Toward the end of the day, every day, there is a patient or two who comes in.  The appointments are usually scheduled after lunchtime for these types of visits.  “PUI” is the label for “person under investigation,” often nestled gently next to the patient’s name on my schedule.  Other primary care offices close by are closed down for two weeks.  Urgent care just told one of these patients to “just reach out to your PCP” regarding his symptoms.  The emergency physician didn’t test the patient at the time of his or her evaluation of the patient just the day before.  Now, the onus falls upon me.

I’ve never seen one of these patients before.  Granted, some things may have changed since those other physicians’ evaluations of her, and they are too in the fight against this.  The medical assistant assured me that the patient is ready to be seen.  I open the medical record and review the chart.  Documented symptoms rang out like “loss of smell” and “dry cough, muscle aches, and chills,” meeting my eyes as I begin to formulate a plan of care in my mind.  We’ve designated rooms at the office for them—rooms 8 and 9, which are down a long hall’s walk from my personal office.  I stop on the way to don the appropriate PPE.  Fortunately, for now, we have enough.  My gown, my gloves, and then my face mask are in place, and placing them has become somewhat of a ritual.  In the midst of it all, I say a solemn yet brief prayer for protection, and I proceed because that is what I was taught and trained to do.  I remember to grab the appropriate swab kit.  I knock on the door.  I enter alone.  There is usually no response, so I proceed, and I see a patient there alone.  She is often afraid of the possibilities.  He often has a dry cough.  I occasionally see red eyes, and I’m not sure to distinguish that as a manifestation of the disease course in this patient, or if it was just because he or she was crying.  I ask questions and interview to create some sense of normalcy, but it is palpable to both me, and I presume the patient both that this all being normal is so far from the truth.

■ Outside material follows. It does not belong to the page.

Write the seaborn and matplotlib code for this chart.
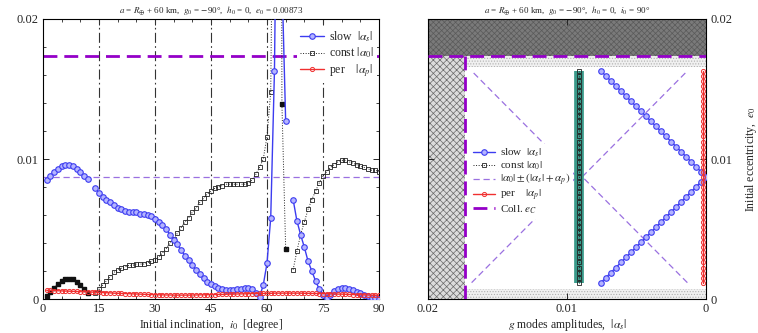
import numpy as np
import seaborn as sns
import matplotlib
matplotlib.use("Agg")
import matplotlib.pyplot as plt

sns.set_theme(style="ticks")
plt.rcParams['font.family'] = ['Liberation Serif', 'DejaVu Serif']
plt.rcParams['mathtext.fontset'] = 'stix'
plt.rcParams['hatch.linewidth'] = 0.5

# ---- left panel data (inclination scan, e0 = 0.00873) ----
incl = list(range(1, 91))
slow_i = [0.0085, 0.0088, 0.0091, 0.0093, 0.0095, 0.00955, 0.0096, 0.0095, 0.0093, 0.0091,
          0.0088, 0.0086, np.nan, 0.0079, 0.0076, 0.0073, 0.0071, 0.0069, 0.0067, 0.0065,
          0.0064, 0.0063, 0.0062, 0.0062, 0.0062, 0.0061, 0.0061, 0.0060, 0.0059, 0.0057,
          0.0055, 0.0053, 0.0050, 0.0046, 0.0042, 0.0039, 0.0035, 0.0031, 0.0028, 0.0024,
          0.0021, 0.0018, 0.0015, 0.0012, 0.00105, 0.0009, 0.0008, 0.0007, 0.00065, 0.00064,
          0.00065, 0.0007, 0.00075, 0.0008, 0.0008, 0.0007, 0.0004, 0.00015, 0.0010, 0.00255,
          0.0058, 0.0163, 0.040, 0.023, 0.0127, np.nan, 0.0071, 0.0056, 0.0046, 0.0037,
          0.0027, 0.0020, 0.0013, 0.0007, 0.0003, 0.0001, 0.0003, 0.0006, 0.00075, 0.0008,
          0.0008, 0.00075, 0.00065, 0.0005, 0.0004, 0.0003, 0.0002, 0.0001, 0.00005, 0.00002]
const_i = [0.0002, 0.0005, 0.0008, 0.0011, 0.0013, 0.0014, 0.0014, 0.0014, 0.0012, 0.0010,
           0.0007, 0.0004, np.nan, 0.0004, 0.0007, 0.0010, 0.0013, 0.0016, 0.0019, 0.0021,
           0.0022, 0.0023, 0.0024, 0.0024, 0.0025, 0.0025, 0.0025, 0.0026, 0.0027, 0.0028,
           0.0030, 0.0033, 0.0036, 0.0040, 0.0043, 0.0047, 0.0051, 0.0055, 0.0058, 0.0062,
           0.0065, 0.0069, 0.0072, 0.0075, 0.0077, 0.0079, 0.0080, 0.0081, 0.0082, 0.0082,
           0.0082, 0.0082, 0.0082, 0.0082, 0.0083, 0.0085, 0.0089, 0.0094, 0.0100, 0.0116,
           0.0148, 0.041, 0.15, 0.0139, 0.0036, np.nan, 0.0021, 0.0034, 0.0046, 0.0055,
           0.0064, 0.0071, 0.0077, 0.0083, 0.0088, 0.0091, 0.0094, 0.0096, 0.0098, 0.0099,
           0.0099, 0.0098, 0.0097, 0.0096, 0.0095, 0.0094, 0.0093, 0.0092, 0.0092, 0.0091]
const_filled = [1, 2, 3, 4, 5, 6, 7, 8, 9, 10, 11, 12, 64, 65]
per_i = [0.00062, 0.00061, 0.0006, 0.00059, 0.00058, 0.00057, 0.00056, 0.00055, 0.00054, 0.00053,
         0.00052, 0.00051, 0.0005, 0.00049, 0.00047, 0.00046, 0.00045, 0.00044, 0.00042, 0.00041,
         0.0004, 0.00039, 0.00038, 0.00037, 0.00036, 0.00035, 0.00034, 0.00033, 0.00032, 0.00031,
         0.0003, 0.0003, 0.00029, 0.00029, 0.00028, 0.00028, 0.00028, 0.00028, 0.00028, 0.00029,
         0.00029, 0.0003, 0.0003, 0.00031, 0.00031, 0.00032, 0.00033, 0.00033, 0.00034, 0.00035,
         0.00035, 0.00036, 0.00037, 0.00037, 0.00038, 0.00039, 0.00039, 0.0004, 0.0004, 0.00041,
         0.00041, 0.00042, 0.00042, 0.00042, 0.00042, 0.00042, 0.00042, 0.00042, 0.00042, 0.00041,
         0.00041, 0.0004, 0.0004, 0.00039, 0.00039, 0.00038, 0.00037, 0.00036, 0.00035, 0.00035,
         0.00034, 0.00033, 0.00032, 0.00031, 0.0003, 0.0003, 0.00029, 0.00028, 0.00028, 0.00027]
e_coll = 0.01736
e0_fixed = 0.00873
div_incl = [15, 30, 45, 60, 75]

# ---- right panel data (eccentricity scan, i0 = 90 deg) ----
ecc = [0.00117, 0.00153, 0.00189, 0.00225, 0.00261, 0.00297, 0.00333, 0.00369, 0.00405, 0.00441,
       0.00477, 0.00513, 0.00549, 0.00585, 0.00621, 0.00657, 0.00693, 0.00729, 0.00765, 0.00801,
       0.00837, 0.00873, 0.00909, 0.00945, 0.00981, 0.01017, 0.01053, 0.01089, 0.01125, 0.01161,
       0.01197, 0.01233, 0.01269, 0.01305, 0.01341, 0.01377, 0.01413, 0.01449, 0.01485, 0.01521,
       0.01557, 0.01593, 0.01629]
slow_e = [0.00756, 0.0072, 0.00684, 0.00648, 0.00612, 0.00576, 0.0054, 0.00504, 0.00468, 0.00432,
          0.00396, 0.0036, 0.00324, 0.00288, 0.00252, 0.00216, 0.0018, 0.00144, 0.00108, 0.00072,
          0.00036, 0.0, 0.00036, 0.00072, 0.00108, 0.00144, 0.0018, 0.00216, 0.00252, 0.00288,
          0.00324, 0.0036, 0.00396, 0.00432, 0.00468, 0.00504, 0.0054, 0.00576, 0.00612, 0.00648,
          0.00684, 0.0072, 0.00756]
const_e = [0.0091] * len(ecc)
per_e = [0.0002] * len(ecc)
strip_low = 0.00075
strip_high = 0.0166

blue = '#3c3cf0'
blue_fill = '#b4b4ff'
red = '#f03030'
purple = '#9400c8'
lpurple = '#9a70e0'
teal = '#3a9a8a'

fig = plt.figure(figsize=(7.58, 3.33), dpi=100)
ax1 = fig.add_axes([0.0567, 0.102, 0.4433, 0.841])
ax2 = fig.add_axes([0.5646, 0.102, 0.3668, 0.841])

# ---------------- left ----------------
x = np.array(incl)
for v in div_incl:
    ax1.axvline(v, color='#333333', lw=0.8, dashes=(9, 3, 1.5, 3), zorder=1)
ax1.axhline(e0_fixed, color=lpurple, lw=0.9, dashes=(5, 3), zorder=1)
ax1.axhline(e_coll, color=purple, lw=2.0, dashes=(5, 2.5), zorder=1)

ax1.plot(x, slow_i, color=blue, lw=1.0, marker='o', ms=4, mfc=blue_fill, mew=0.8,
         label=r'slow  $|\alpha_s|$', zorder=4)
ax1.plot(x, const_i, color='#222222', lw=0.7, ls=':', marker='s', ms=2.6, mfc='none', mew=0.6,
         label=r'const $|\alpha_0|$', zorder=3)
fill_idx = [incl.index(k) for k in const_filled]
ax1.plot(x[fill_idx], np.array(const_i)[fill_idx], ls='none', marker='s', ms=2.6,
         color='#111111', zorder=3)
sns.lineplot(x=incl, y=per_i, ax=ax1, color=red, lw=1.0, marker='o', markersize=3,
             markerfacecolor='none', markeredgecolor=red, markeredgewidth=0.7,
             label=r'per    $|\alpha_p|$', zorder=5)

ax1.set_xlim(0, 90)
ax1.set_ylim(0, 0.02)
ax1.set_xticks([0, 15, 30, 45, 60, 75, 90])
ax1.set_xticks(range(0, 91, 5), minor=True)
ax1.set_yticks([0, 0.01, 0.02])
ax1.set_yticklabels(['0', '0.01', '0.02'])
ax1.set_yticks(np.arange(0, 0.0201, 0.002), minor=True)
ax1.tick_params(which='both', direction='in', top=True, right=True, labelsize=9, pad=3)
ax1.tick_params(which='major', length=4, width=0.7)
ax1.tick_params(which='minor', length=2, width=0.6)
ax1.set_xlabel(r'Initial inclination,  $i_0$  [degree]', fontsize=8.5, labelpad=1)
ax1.set_title(r'$a$ = $R_{\oplus}$ + 60 km,  $g_0$ = $-$90°,  $h_0$ = 0,  $e_0$ = 0.00873',
              fontsize=6.5, pad=4)
leg1 = ax1.legend(loc='upper left', bbox_to_anchor=(0.755, 0.975), fontsize=8.5, frameon=True,
                  framealpha=1, edgecolor='none', handlelength=2.0, handletextpad=0.4,
                  labelspacing=0.15, borderpad=0.3, borderaxespad=0)
leg1.get_frame().set_linewidth(0)

# ---------------- right ----------------
# background regions
ax2.fill_between([0, 0.02], e_coll, 0.02, facecolor='#7a7a7a', hatch='xxxxxx',
                 edgecolor='#5a5a5a', lw=0, zorder=0)
ax2.fill_between([0.02, e_coll], 0, e_coll, facecolor='#dcdcdc', hatch='xxxxx',
                 edgecolor='#6a6a6a', lw=0, zorder=0)
ax2.fill_between([0, e_coll], strip_high, e_coll, facecolor='#f0f0f0', hatch='......',
                 edgecolor='#b0b0b0', lw=0, zorder=0)
ax2.fill_between([0, e_coll], 0, strip_low, facecolor='#f0f0f0', hatch='......',
                 edgecolor='#b0b0b0', lw=0, zorder=0)

upper = np.array(const_e) + np.array(slow_e) + np.array(per_e)
lower = np.array(const_e) - np.array(slow_e) - np.array(per_e)

ax2.plot(const_e, ecc, color=teal, lw=7, solid_capstyle='butt', zorder=2)
sns.lineplot(x=slow_e, y=ecc, ax=ax2, sort=False, estimator=None, color=blue, lw=1.0,
             marker='o', markersize=4, markerfacecolor=blue_fill, markeredgecolor=blue,
             markeredgewidth=0.8, label=r'slow  $|\alpha_s|$', zorder=4)
ax2.plot(const_e, ecc, color='#222222', lw=0.7, ls=':', marker='s', ms=2.6, mfc='none',
         mew=0.6, label=r'const $|\alpha_0|$', zorder=3)
ax2.plot(upper[:22], ecc[:22], color=lpurple, lw=0.9, dashes=(5, 3), zorder=1,
         label=r'$|\alpha_0| \pm (|\alpha_s| + \alpha_p)$')
ax2.plot(upper[21:], ecc[21:], color=lpurple, lw=0.9, dashes=(5, 3), zorder=1)
ax2.plot(lower[:22], ecc[:22], color=lpurple, lw=0.9, dashes=(5, 3), zorder=1)
ax2.plot(lower[21:], ecc[21:], color=lpurple, lw=0.9, dashes=(5, 3), zorder=1)
ax2.plot(per_e, ecc, color=red, lw=1.0, marker='o', ms=3, mfc='none', mew=0.7,
         label=r'per    $|\alpha_p|$', zorder=5)
ax2.axvline(e_coll, ymax=e_coll / 0.02, color=purple, lw=2.0, dashes=(5, 2.5), zorder=3,
            label=r'Coll. $e_C$')
ax2.axhline(e_coll, color=purple, lw=2.0, dashes=(5, 2.5), zorder=3)

ax2.set_xlim(0.02, 0)
ax2.set_ylim(0, 0.02)
ax2.set_xticks([0.02, 0.01, 0])
ax2.set_xticklabels(['0.02', '0.01', '0'])
ax2.set_yticks([0, 0.01, 0.02])
ax2.set_yticklabels(['0', '0.01', '0.02'])
ax2.yaxis.tick_right()
ax2.yaxis.set_label_position('right')
ax2.tick_params(which='both', direction='in', top=True, left=True, right=True,
                labelsize=9, length=4, width=0.7, pad=3)
ax2.set_xlabel(r'$g$ modes amplitudes,  $|\alpha_s|$', fontsize=8.5, labelpad=1)
ax2.set_ylabel(r'Initial eccentricity,  $e_0$', fontsize=8.5, labelpad=8)
ax2.set_title(r'$a$ = $R_{\oplus}$ + 60 km,  $g_0$ = $-$90°,  $h_0$ = 0,  $i_0$ = 90°',
              fontsize=6.5, pad=4)
leg2 = ax2.legend(loc='upper left', bbox_to_anchor=(0.15, 0.555), fontsize=8, frameon=True,
                  framealpha=1, edgecolor='none', handlelength=2.0, handletextpad=0.4,
                  labelspacing=0.0, borderpad=0.3, borderaxespad=0)
leg2.get_frame().set_linewidth(0)

for ax in (ax1, ax2):
    for s in ax.spines.values():
        s.set_linewidth(0.8)
        s.set_color('black')

fig.savefig('out.png', dpi=100)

The late Gospel Alto Gloria Griffin of the Roberta Martin Singers would belt out beautifully with her wonderfully mellifluous voice:

The marketplace is empty.
There’s no traffic in the street.
The builders’ tools are silent.
There’s no time to harvest wheat.

Busy housewives cease their labor.
In the courtroom there’s no debate.
Work on earth has been suspended.
As the King comes through the gate.

I’ve been thinking a lot lately about this song entitled “The King is Coming” and its eschatological verse of providing Christian hope for days to come.  I do not remember when I first heard it, but the allusions to a day when life as we know it all around the world would pause and be altered forever are fiercely reminiscent of our lives in the era of COVID-19.  The Latin student from years ago within me cannot help but remember that corona translates into English as “crown.”  It does not discriminate based on gender, ethnicity, age, or socioeconomic status.  It is making every knee bow.  It is making every tongue confess.  Like the King Mrs. Griffin sang about, this is not a “respecter of persons.”  This king of all viral syndromes is coming and is here.  This is our 1918 flu pandemic.  As I’ve said before to others, I write now:  I never knew my training in medicine would be preparing me for something like this.  I’m intensely grateful it did.

Earl Stewart, Jr. is an internal medicine physician.